Four seasons later the 39-year-old has three division titles, two trips to the Super Bowl, and a Lombardi Trophy to show for his efforts.
The numbers are impressive on many levels, but they are also eerily similar to his predecessor.
When Cowher took over the reins in 1992 from fellow legend, Chuck Noll, the Steelers were going through a tough stretch in which the team had missed the playoffs six of the previous seven seasons.
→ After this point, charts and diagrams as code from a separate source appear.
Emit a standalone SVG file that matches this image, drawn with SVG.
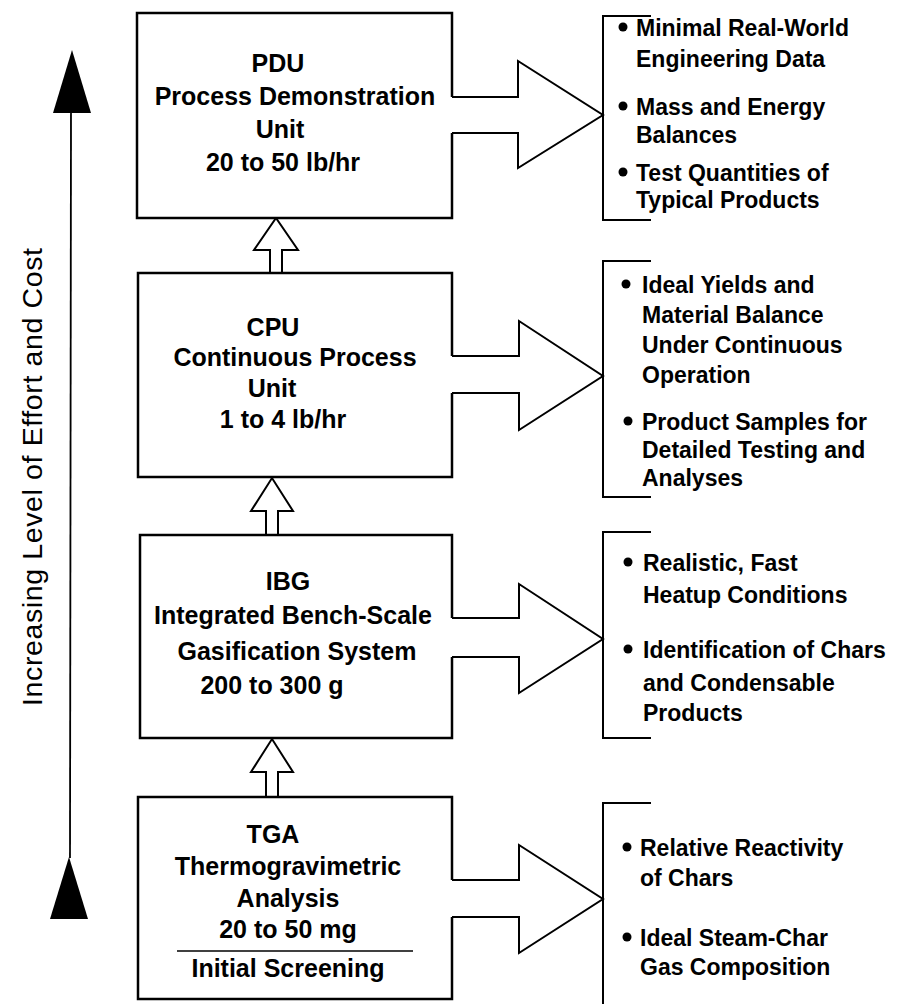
<svg xmlns="http://www.w3.org/2000/svg" width="910" height="1004" viewBox="0 0 910 1004">
<style>
.bx{fill:#fff;stroke:#000;stroke-width:2.5;stroke-linejoin:miter}
.ln{fill:none;stroke:#000;stroke-width:2}
.ar{fill:#fff;stroke:#000;stroke-width:2;stroke-linejoin:miter}
.t{font-family:"Liberation Sans",Arial,Helvetica,sans-serif;fill:#000}
.bt{font-size:25px;font-weight:bold;text-anchor:middle}
.bl{font-size:23px;font-weight:bold}
</style>
<rect width="910" height="1004" fill="#fff"/>
<g id="axis">
<line x1="71" y1="112" x2="70" y2="858" stroke="#000" stroke-width="1.8"/>
<polygon points="72,50 53,113 91,113" fill="#000"/>
<polygon points="69,857 50,919 88,919" fill="#000"/>
<text class="t" font-size="28.5" text-anchor="middle" textLength="458" lengthAdjust="spacing" transform="translate(42,477) rotate(-90)">Increasing Level of Effort and Cost</text>
</g>
<g id="connectors">
<path class="ar" d="M452,97 L518,97 L518,61 L603,115 L518,168 L518,133 L452,133"/>
<path class="ar" d="M452,356 L519,356 L519,321 L603,376 L519,430 L519,393 L452,393"/>
<path class="ar" d="M452,618 L519,618 L519,584 L603,639 L519,693 L519,657 L452,657"/>
<path class="ar" d="M452,880 L519,880 L519,845 L603,899 L519,953 L519,917 L452,917"/>
<path class="ar" d="M270,273 L270,250 L254,250 L276,218 L298,250 L282,250 L282,273"/>
<path class="ar" d="M266,535 L266,511 L251,511 L272,478 L293,511 L278,511 L278,535"/>
<path class="ar" d="M266,797 L266,772 L251,772 L272,739 L293,772 L278,772 L278,797"/>
</g>
<g id="pdu">
<path class="bx" d="M452,97 L452,13 L137,13 L137,218 L452,218 L452,133"/>
<text class="t bt" x="278" y="72">PDU</text>
<text class="t bt" x="295" y="105">Process Demonstration</text>
<text class="t bt" x="280" y="138">Unit</text>
<text class="t bt" x="283" y="171">20 to 50 lb/hr</text>
</g>
<g id="cpu">
<path class="bx" d="M452,356 L452,273 L138,273 L138,477 L452,477 L452,393"/>
<text class="t bt" x="273" y="336">CPU</text>
<text class="t bt" x="295" y="366">Continuous Process</text>
<text class="t bt" x="272" y="397">Unit</text>
<text class="t bt" x="283" y="428">1 to 4 lb/hr</text>
</g>
<g id="ibg">
<path class="bx" d="M452,618 L452,535 L140,535 L140,738 L452,738 L452,657"/>
<text class="t bt" x="288" y="590">IBG</text>
<text class="t bt" x="293" y="624">Integrated Bench-Scale</text>
<text class="t bt" x="297" y="660">Gasification System</text>
<text class="t bt" x="272" y="694">200 to 300 g</text>
</g>
<g id="tga">
<path class="bx" d="M452,880 L452,797 L138,797 L138,999 L452,999 L452,917"/>
<text class="t bt" x="273" y="843">TGA</text>
<text class="t bt" x="288" y="875">Thermogravimetric</text>
<text class="t bt" x="288" y="907">Analysis</text>
<text class="t bt" x="288" y="938">20 to 50 mg</text>
<line x1="177" y1="951" x2="413" y2="951" stroke="#000" stroke-width="1.5"/>
<text class="t bt" x="288" y="977">Initial Screening</text>
</g>
<g id="pdu-out">
<path class="ln" d="M651,16 L603,16 L603,220 L651,220"/>
<circle cx="623" cy="27" r="4.5"/>
<text class="t bl" x="636" y="36">Minimal Real-World</text>
<text class="t bl" x="636" y="67">Engineering Data</text>
<circle cx="623" cy="106" r="4.5"/>
<text class="t bl" x="636" y="115">Mass and Energy</text>
<text class="t bl" x="636" y="143">Balances</text>
<circle cx="623" cy="172" r="4.5"/>
<text class="t bl" x="636" y="181">Test Quantities of</text>
<text class="t bl" x="636" y="208">Typical Products</text>
</g>
<g id="cpu-out">
<path class="ln" d="M651,261 L603,261 L603,497 L651,497"/>
<circle cx="626" cy="284" r="4.5"/>
<text class="t bl" x="642" y="293">Ideal Yields and</text>
<text class="t bl" x="642" y="323">Material Balance</text>
<text class="t bl" x="642" y="353">Under Continuous</text>
<text class="t bl" x="642" y="383">Operation</text>
<circle cx="628" cy="421" r="4.5"/>
<text class="t bl" x="642" y="430">Product Samples for</text>
<text class="t bl" x="642" y="458">Detailed Testing and</text>
<text class="t bl" x="642" y="486">Analyses</text>
</g>
<g id="ibg-out">
<path class="ln" d="M651,532 L603,532 L603,738 L651,738"/>
<circle cx="628" cy="562" r="4.5"/>
<text class="t bl" x="643" y="571">Realistic, Fast</text>
<text class="t bl" x="643" y="603">Heatup Conditions</text>
<circle cx="628" cy="649" r="4.5"/>
<text class="t bl" x="643" y="658">Identification of Chars</text>
<text class="t bl" x="643" y="691">and Condensable</text>
<text class="t bl" x="643" y="721">Products</text>
</g>
<g id="tga-out">
<path class="ln" d="M651,803 L603,803 L603,1004"/>
<circle cx="627" cy="847" r="4.5"/>
<text class="t bl" x="640" y="856">Relative Reactivity</text>
<text class="t bl" x="640" y="886">of Chars</text>
<circle cx="627" cy="937" r="4.5"/>
<text class="t bl" x="640" y="946">Ideal Steam-Char</text>
<text class="t bl" x="640" y="975">Gas Composition</text>
</g>
</svg>
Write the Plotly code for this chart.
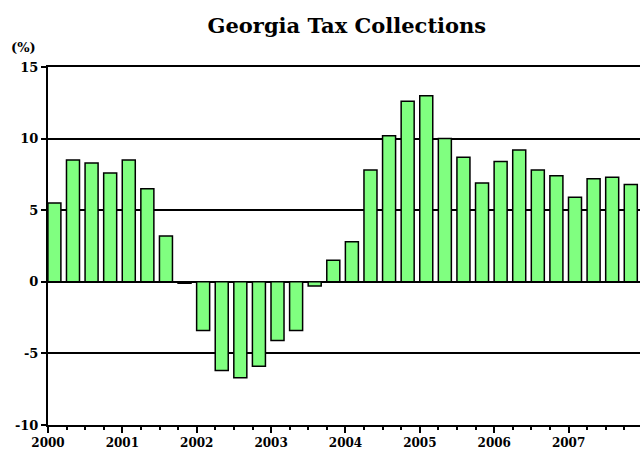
import plotly.graph_objects as go

quarters = [f"{y}Q{q}" for y in range(2000, 2008) for q in range(1, 5)]
values = [5.5, 8.5, 8.3, 7.6,
          8.5, 6.5, 3.2, -0.1,
          -3.4, -6.2, -6.7, -5.9,
          -4.1, -3.4, -0.3, 1.5,
          2.8, 7.8, 10.2, 12.6,
          13.0, 10.0, 8.7, 6.9,
          8.4, 9.2, 7.8, 7.4,
          5.9, 7.2, 7.3, 6.8]
year_ticks = list(range(2000, 2008))
y_ticks = [-10, -5, 0, 5, 10, 15]

# bar position: quarter start + ~1 month
xpos = [int(q[:4]) + (int(q[-1]) - 1) * 0.25 + 0.086 for q in quarters]

FONT = "DejaVu Serif"

fig = go.Figure()
fig.add_trace(go.Bar(
    x=xpos, y=values, width=0.175,
    marker=dict(color="#80FF80", line=dict(color="black", width=1.5)),
    hoverinfo="skip",
))

fig.update_layout(
    width=640, height=450,
    margin=dict(l=48, r=0, t=67, b=25),
    paper_bgcolor="white", plot_bgcolor="white",
    showlegend=False,
    title=dict(text="<b>Georgia Tax Collections</b>", x=0.542, xanchor="center",
               y=1 - 26 / 450, yanchor="middle", yref="container",
               font=dict(family=FONT, size=21, color="black")),
    xaxis=dict(range=[2000, 2007.96], tickmode="array", tickvals=year_ticks,
               ticktext=[f"<b>{y}</b>" for y in year_ticks],
               ticks="outside", ticklen=6, tickwidth=1.5, tickcolor="black",
               minor=dict(dtick=0.25, tick0=2000, ticks="outside", ticklen=3,
                          tickwidth=1.5, tickcolor="black", showgrid=False),
               showline=True, linecolor="black", linewidth=2, mirror=True,
               showgrid=False, zeroline=False,
               tickfont=dict(family=FONT, size=12, color="black")),
    yaxis=dict(range=[-10, 15], tickmode="array", tickvals=y_ticks,
               ticktext=[f"<b>{v}</b>" for v in y_ticks],
               ticks="outside", ticklen=5, tickwidth=1.5, tickcolor="black",
               showline=True, linecolor="black", linewidth=2,
               showgrid=True, gridcolor="black", gridwidth=1.5,
               zeroline=True, zerolinecolor="black", zerolinewidth=1.5,
               tickfont=dict(family=FONT, size=13, color="black")),
    annotations=[dict(text="<b>(%)</b>", xref="paper", yref="paper",
                      x=-0.066, y=1.027, xanchor="left", yanchor="bottom",
                      showarrow=False, font=dict(family=FONT, size=13, color="black"))],
)

fig.write_html("out.html")
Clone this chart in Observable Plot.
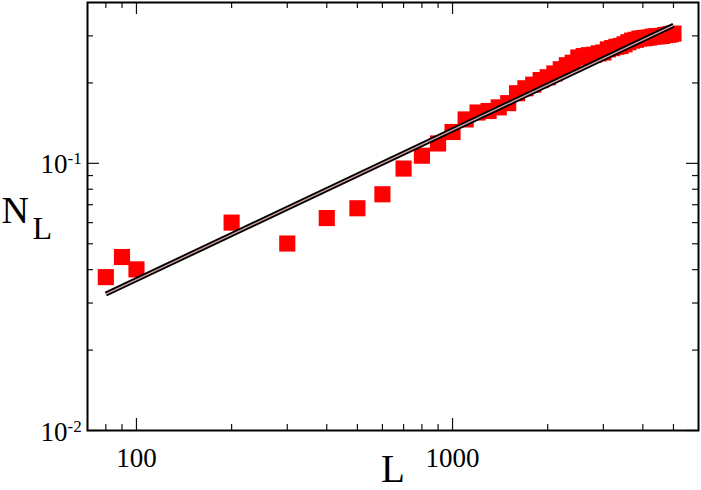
<!DOCTYPE html>
<html><head><meta charset="utf-8">
<script src="https://cdn.jsdelivr.net/npm/d3@7"></script>
<script src="https://cdn.jsdelivr.net/npm/@observablehq/plot@0.6"></script>
<style>
html,body{margin:0;padding:0;background:#fff}
#chart svg{display:block}
#chart svg, #chart svg text{font-family:"Liberation Serif","Times New Roman",Times,serif !important}
</style>
</head><body><div id="chart"></div>
<script>
// ---- data ----
const sizeL = [80, 90, 100, 200, 300, 400, 500, 600, 700, 800, 900,
  1000, 1100, 1200, 1300, 1400, 1500, 1600, 1700, 1800, 1900,
  2000, 2100, 2200, 2300, 2400, 2500, 2600, 2700, 2800, 2900,
  3000, 3100, 3200, 3300, 3400, 3500, 3600, 3700, 3800, 3900,
  4000, 4100, 4200, 4300, 4400, 4500, 4600, 4700, 4800, 4900, 5000];
const valueN = [0.0375, 0.0446, 0.0401, 0.0600, 0.0501, 0.0624, 0.0679, 0.0766, 0.0956, 0.1068, 0.1187,
  0.131, 0.146, 0.155, 0.157, 0.162, 0.168, 0.183, 0.191, 0.197, 0.205,
  0.210, 0.217, 0.225, 0.233, 0.238, 0.249, 0.252, 0.254, 0.255, 0.258,
  0.260, 0.267, 0.270, 0.273, 0.275, 0.279, 0.284, 0.288, 0.290, 0.293,
  0.294, 0.295, 0.296, 0.298, 0.299, 0.299, 0.300, 0.302, 0.303, 0.304, 0.306];
const fitL = [80, 5000];
const fitN = [0.0324, 0.3286];

const xMajorTicks = [100, 1000];
const xTickLabels = ["100", "1000"];
const xMinorTicks = [80, 90, 200, 300, 400, 500, 600, 700, 800, 900, 2000, 3000, 4000, 5000];
const yMajorTicks = [0.01, 0.1];
const yTickBase = ["10", "10"];
const yTickExp = ["-2", "-1"];
const yMinorTicks = [0.02, 0.03, 0.04, 0.05, 0.06, 0.07, 0.08, 0.09, 0.2, 0.3];
const xTitle = "L";
const yTitle = "N";
const yTitleSub = "L";

// ---- build ----
const points = sizeL.map((L, i) => ({L, N: valueN[i]}));
const fit = fitL.map((L, i) => ({L, N: fitN[i]}));

const W = 701, H = 490, mL = 87, mT = 2, mR = 3, mB = 60;
const innerW = W - mL - mR, innerH = H - mT - mB;
const major = 12, minor = 6;
const tk = {stroke: "#111", strokeWidth: 1.2};

const chart = Plot.plot({
  width: W, height: H,
  marginLeft: mL, marginTop: mT, marginRight: mR, marginBottom: mB,
  x: {type: "log", domain: [70, 6000], axis: null},
  y: {type: "log", domain: [0.01, 0.4], axis: null},
  style: {fontFamily: "Liberation Serif", background: "white", color: "black"},
  marks: [
    Plot.dot(points, {x: "L", y: "N", symbol: "square", r: 9.1, fill: "#ff0000", stroke: "none"}),
    Plot.line(fit, {x: "L", y: "N", stroke: "black", strokeWidth: 5, strokeLinecap: "butt"}),
    Plot.line(fit, {x: "L", y: "N", stroke: "#d4a3a3", strokeWidth: 1.3, strokeLinecap: "butt"}),
    // ticks (inward, mirrored)
    Plot.tickX(xMajorTicks, {x: d => d, insetTop: innerH - major, ...tk}),
    Plot.tickX(xMajorTicks, {x: d => d, insetBottom: innerH - major, ...tk}),
    Plot.tickX(xMinorTicks, {x: d => d, insetTop: innerH - minor, ...tk}),
    Plot.tickX(xMinorTicks, {x: d => d, insetBottom: innerH - minor, ...tk}),
    Plot.tickY(yMajorTicks, {y: d => d, insetRight: innerW - major, ...tk}),
    Plot.tickY(yMajorTicks, {y: d => d, insetLeft: innerW - major, ...tk}),
    Plot.tickY(yMinorTicks, {y: d => d, insetRight: innerW - minor, ...tk}),
    Plot.tickY(yMinorTicks, {y: d => d, insetLeft: innerW - minor, ...tk}),
    Plot.frame({stroke: "black", strokeWidth: 2}),
    // tick labels
    Plot.text(xMajorTicks, {x: d => d, text: (d, i) => xTickLabels[i], frameAnchor: "bottom",
      lineAnchor: "bottom", dy: 36, fontSize: 27, fill: "black"}),
    Plot.text(yMajorTicks, {y: d => d, text: (d, i) => yTickBase[i], frameAnchor: "left",
      textAnchor: "end", lineAnchor: "bottom", dx: -20, dy: 10, fontSize: 27, fill: "black"}),
    Plot.text(yMajorTicks, {y: d => d, text: (d, i) => yTickExp[i], frameAnchor: "left",
      textAnchor: "start", lineAnchor: "bottom", dx: -20, dy: 1, fontSize: 17, fill: "black"}),
    // axis titles
    Plot.text([xTitle], {text: d => d, frameAnchor: "bottom", lineAnchor: "bottom", dy: 51, fontSize: 39, fill: "black"}),
    Plot.text([yTitle], {text: d => d, frameAnchor: "left", textAnchor: "start", lineAnchor: "bottom",
      dx: -86, dy: 6, fontSize: 38, fill: "black"}),
    Plot.text([yTitleSub], {text: d => d, frameAnchor: "left", textAnchor: "start", lineAnchor: "bottom",
      dx: -55, dy: 22, fontSize: 32, fill: "black"})
  ]
});
document.getElementById("chart").appendChild(chart);
</script>
</body></html>
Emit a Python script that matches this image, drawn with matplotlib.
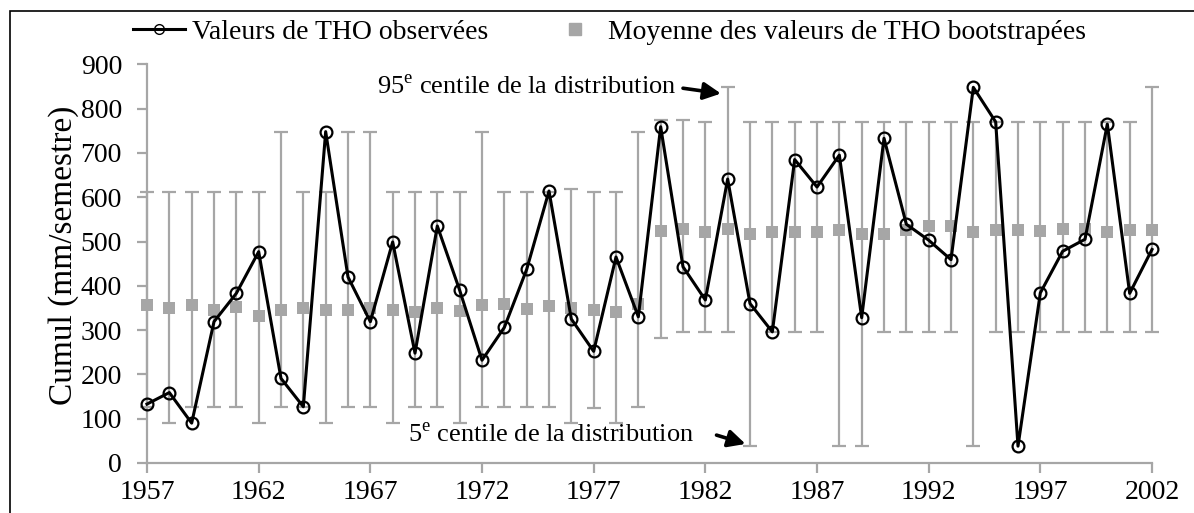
import matplotlib
matplotlib.use("Agg")
import matplotlib.pyplot as plt
from matplotlib.lines import Line2D
from matplotlib.patches import Rectangle

plt.rcParams['font.family'] = ['Liberation Serif', 'DejaVu Serif']
plt.rcParams['mathtext.fontset'] = 'custom'
plt.rcParams['mathtext.rm'] = 'Liberation Serif'

# data
years = list(range(1957, 2003))
observed = [133, 159, 90, 319, 383, 477, 191, 127, 748, 420,
            319, 499, 248, 535, 390, 232, 306, 437, 614, 325,
            252, 465, 330, 759, 443, 368, 641, 360, 296, 685,
            623, 695, 328, 733, 539, 503, 459, 848, 770, 38,
            384, 478, 505, 765, 383, 482]
boot_mean = [356, 349, 356, 346, 352, 331, 346, 350, 346, 346,
             349, 345, 340, 351, 343, 356, 358, 347, 354, 351,
             346, 340, 358, 523, 529, 521, 529, 516, 521, 521,
             521, 526, 518, 516, 526, 534, 536, 521, 527, 526,
             523, 529, 529, 521, 527, 527]
p95 = [612, 612, 612, 612, 612, 612, 748, 612, 612, 748,
       748, 612, 612, 612, 612, 748, 612, 612, 612, 618,
       612, 612, 748, 774, 774, 770, 848, 770, 770, 770,
       770, 770, 770, 770, 770, 770, 770, 770, 770, 770,
       770, 770, 770, 770, 770, 848]
p5 = [127, 90, 127, 127, 127, 90, 127, 127, 90, 127,
      127, 90, 127, 127, 90, 127, 127, 127, 127, 90,
      124, 90, 127, 283, 296, 296, 296, 38, 296, 296,
      296, 38, 38, 296, 296, 296, 296, 38, 296, 296,
      296, 296, 296, 296, 296, 296]
xticks = [1957, 1962, 1967, 1972, 1977, 1982, 1987, 1992, 1997, 2002]
yticks = [0, 100, 200, 300, 400, 500, 600, 700, 800, 900]
label_obs = "Valeurs de THO observées"
label_boot = "Moyenne des valeurs de THO bootstrapées"

gray = '#a6a6a6'
W, H = 1194, 513
fig = plt.figure(figsize=(W / 100, H / 100), dpi=100)
ax = fig.add_axes([147 / W, 1 - 463 / H, (1152 - 147) / W, (463 - 64.3) / H])

err_lo = [m - l for m, l in zip(boot_mean, p5)]
err_hi = [h - m for m, h in zip(boot_mean, p95)]
ax.errorbar(years, boot_mean, yerr=[err_lo, err_hi], fmt='none',
            ecolor=gray, elinewidth=1.6, capsize=4.7, capthick=1.6,
            zorder=2, clip_on=False)
ax.plot(years, boot_mean, ls='none', marker='s', color=gray, markersize=8.5,
        markeredgewidth=0, zorder=3, clip_on=False)
ax.plot(years, observed, color='black', lw=2.2, marker='o', markersize=8.5,
        markerfacecolor='none', markeredgecolor='black', markeredgewidth=1.6,
        zorder=4, clip_on=False)

ax.set_xlim(1957, 2002)
ax.set_ylim(0, 900)
ax.set_xticks(xticks)
ax.set_yticks(yticks)
ax.tick_params(axis='both', colors=gray, labelcolor='black', labelsize=20,
               length=7, width=1.6, direction='out')
ax.tick_params(axis='y', pad=11)
ax.tick_params(axis='x', pad=5)
for s in ['top', 'right']:
    ax.spines[s].set_visible(False)
for s in ['left', 'bottom']:
    ax.spines[s].set_color(gray)
    ax.spines[s].set_linewidth(1.6)
ax.set_ylabel("Cumul (mm/semestre)", fontsize=24)
ax.yaxis.set_label_coords(-0.068, 0.52)

arrow = dict(arrowstyle='-|>', color='black', lw=2.6, mutation_scale=26,
             shrinkA=0, shrinkB=0)
ax.annotate("", xy=(1982.7, 834), xytext=(1981.0, 846), arrowprops=arrow)
ax.text(1967.3, 848, "95$^{\\mathrm{e}}$ centile de la distribution",
        fontsize=19, ha='left', va='center')
ax.annotate("", xy=(1983.8, 43), xytext=(1982.5, 63), arrowprops=arrow)
ax.text(1968.7, 62, "5$^{\\mathrm{e}}$ centile de la distribution",
        fontsize=19, ha='left', va='center')

handles = [Line2D([], [], color='black', lw=2.2, marker='o', markersize=7,
                  markerfacecolor='none', markeredgecolor='black'),
           Line2D([], [], color=gray, lw=0, marker='s', markersize=8.5)]
fig.legend(handles, [label_obs, label_boot], loc='center left',
           bbox_to_anchor=(133 / W, 1 - 32 / H), ncol=2, frameon=False,
           fontsize=20, borderpad=0, borderaxespad=0, handlelength=1.87,
           handletextpad=0.25, columnspacing=2.2)

fig.patches.append(Rectangle((10 / W, -0.1), 1.2, 1.1 - 11 / H,
                             transform=fig.transFigure, fill=False,
                             edgecolor='black', lw=1.2))

fig.savefig("out.png", dpi=100)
The former defensive coordinator for the Kansas City Chiefs immediately helped the Steelers turn around and go 11-5 in his first year at the helm.
Cowher then followed up his rookie year with three more playoff-worthy seasons, highlighted by a trip to the Super Bowl in 1995 against the Dallas Cowboys.
Although Cowher and his team failed to win the Super Bowl that year, his 43-21 regular-season record in his first four years set the stage for a new era in Steelers history in which he became arguably one of the greatest head coaches in the history of the NFL.
Tomlin walked into a much more promising situation with a team that was only one year removed from the Super Bowl and with a returning defensive coordinator in Dick LeBeau.
The Steelers defense and new-found passing offense, led by quarterback Ben Roethlisberger, helped Tomlin to a 10-6 rookie year followed by a 12-4 season in which the Steelers would go on to be crowned Super Bowl champions in Tampa.
Tomlin and his punishing defense would fail to make the postseason in his third year as head coach, but the team returned to the playoffs last year and made its way back into the Super Bowl before losing to the Green Bay Packers, 31-25.
The former Minnesota Vikings defensive coordinator also earned himself a 43-21 regular-season record, as Cowher did, in his first four years while doing Cowher one better by bringing home the hardware that comes with being the best.
While both Steelers front men were only in their 30s upon arrival in the Steel City, known for hard-nosed defenses and a bruising running game, both showed they were ready for the limelight that came with the job.
Now that Cowher has hung up his headset and stepped aside for Tomlin to prove his worth in the coming years, only time will tell how the two will fare on the list of greatest coaches in Steelers history.